Children’s wishes will be given new importance in international cases of alleged abduction by a parent after a Supreme Court of Canada decision changed the ground rules for determining whether a child must be returned to another country.
In an unusually sharp dissent, three judges said the ruling on Friday will “benefit would-be abductors” by allowing them to be rewarded when their children develop roots in their new communities. It would also encourage abductors to manipulate the emotions of the children, the dissenters said.
The 6-3 ruling came in a dispute between separated parents over where their two children should live. The family of four, all Canadians, had been living in Germany, but the children were struggling in school. The father had custody, but allowed the mother to bring the children to St. Catharines, Ont., for the 2013-14 school year. When the consent agreement ended, he sued in the Ontario Superior Court of Justice under a 1980 international agreement known as the Hague Convention on child abduction to have the children returned.
By the time it reached the Supreme Court, the case had been resolved in a roller-coaster two-year process. The trial judge said the children had to be returned to Germany. On appeal by the mother, Ontario’s Divisional Court threw out the ruling, saying the children had become integrated into their new community. The father appealed, and the Ontario Court of Appeal restored the original ruling, saying a child’s habitual residence does not change when a parent gives consent to a time-limited stay in another country. The mother then returned with the children to Germany, obtained custody and brought them back to Canada.
The Supreme Court said the issues were important enough to address even though the dispute was settled.
Written by the now-retired chief justice Beverley McLachlin (judges have six months after retirement to complete the cases on which they sat), the ruling sets out a new approach for Canadian courts applying the Hague Convention. (Canada is one of about 90 signatories.) The convention sets out the terms for returning children to the country of their “habitual residence.” Until now, previous parental intention on what the home country is usually, with some exceptions, would settle the matter.

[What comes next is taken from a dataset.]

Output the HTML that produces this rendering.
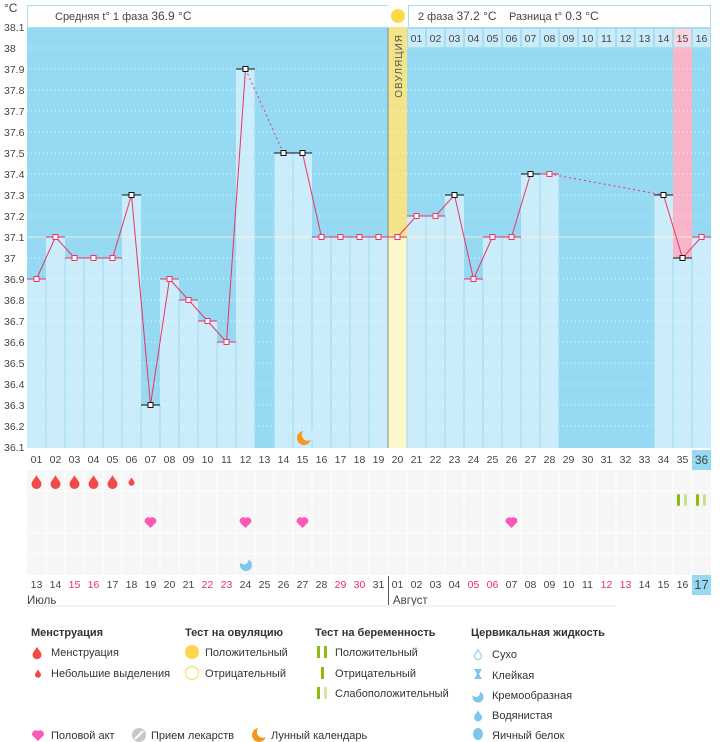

But the Supreme Court majority said that approach is out of line with an international trend in the European Union, Australia, New Zealand and parts of the United States. That approach focuses neither on parental intention nor children’s wishes, but on a hybrid of those two, plus other factors, such as whether children have settled into their new community.
“The reality is that every case is unique,” Ms. McLachlin wrote.
Under the flexible, hybrid approach, children’s views will be given new weight, as long as a judge determines they are mature enough to have a say. (There is no specific minimum age at which they qualify.)
A judge “considers all relevant links and circumstances,” the chief justice wrote. And, even where parental intentions had been clear, one parent, acting on his or her own, may be able to depart from those intentions: “There is no rule that the actions of one parent cannot unilaterally change the habitual residence of a child.”
The ruling did not apply its new interpretation of the Hague Convention to the current case because it was already settled, prompting the father’s lawyer, Steven Bookman, to say it will be years before Canada’s courts work out what the new interpretation means in practice.
He has cases, he said, in which mothers have brought the children to Canada, saying they wish to visit the children’s grandparents for a month or two. The father gives a time-limited consent. Such consents are now “meaningless,” he said.
The dissenting authors, Justice Suzanne Côté and Justice Malcolm Rowe, supported by Justice Michael Moldaver, were scathing. The ruling “effectively permits one parent to unilaterally change a child’s habitual residence without the other parent’s consent even in the face of an express agreement,” and promotes abduction, they said. “The uncertainty generated by this ad hoc approach benefits would-be abductors.”